Last month, Gartner projected that the global semiconductor business will likely expand 16.8 percent compared to last year’s, surpassing the $400 billion mark for the first time.

Korean companies dominate the global DRAM market, with Samsung and SK Hynix’s global market shares accounting for more than 73 percent. Also, Samsung leads in global market share in NAND memories with a 35.4 percent market share.

SK Hynix, which only has a 10.1 percent market share, is hoping to take a larger slice of the global market by acquiring Japan’s Toshiba, which has the second-largest global market share after Samsung, with 19.6 percent.

But unlike semiconductors, other major industries that have led Korea’s exports are expected to see a significant drop in global market share by 2025.

Korean automobiles’ market share is expected to nosedive from 5.2 percent to 3.8 percent while Korean ships’ global market share may shrink from 36.2 percent to 20 percent.

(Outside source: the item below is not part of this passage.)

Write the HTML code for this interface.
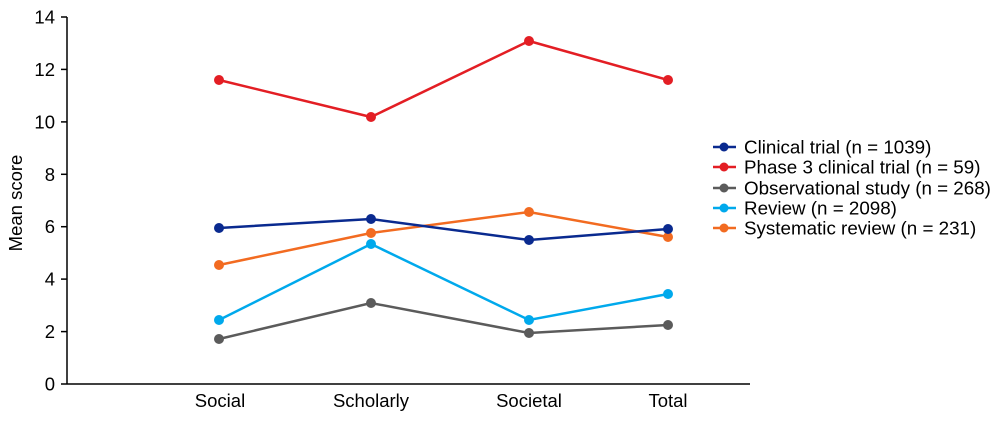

Petrochemical is expected to see a drop from 5.4 percent to 4.7 percent and textiles may fall from 2 percent to 1.2 percent.

Even Korean electronic consumer goods are expected to see a drop in its global market share from 3.1 percent to 2.5 percent, and telecommunication products such as smartphones may fall from 24.2 percent to 20.5 percent.

The research study cited unfavorable production conditions and late response in switching to new industries as the primary reasons for this trend. Additionally, the limitation of the domestic market, and more importantly, high labor costs were also considered factors that are hurting Korea’s competitiveness in export goods.

Although Hyundai Motor saw a slight increase in its revenue after gaining 1.4 percent compared to the first six months of last year to 47.7 trillion won in the first half of this year, the company’s operating profit shrunk 16.4 percent to 2.6 trillion won and net profit saw a sharper drop of 34.3 percent to 2.3 trillion won.

One of the key contributors was the sharp sales decline in China. In the first half, the Korean automaker’s sales in China fell 42.4 percent, compared to 1.5 percent overall sales increases in the neighboring market.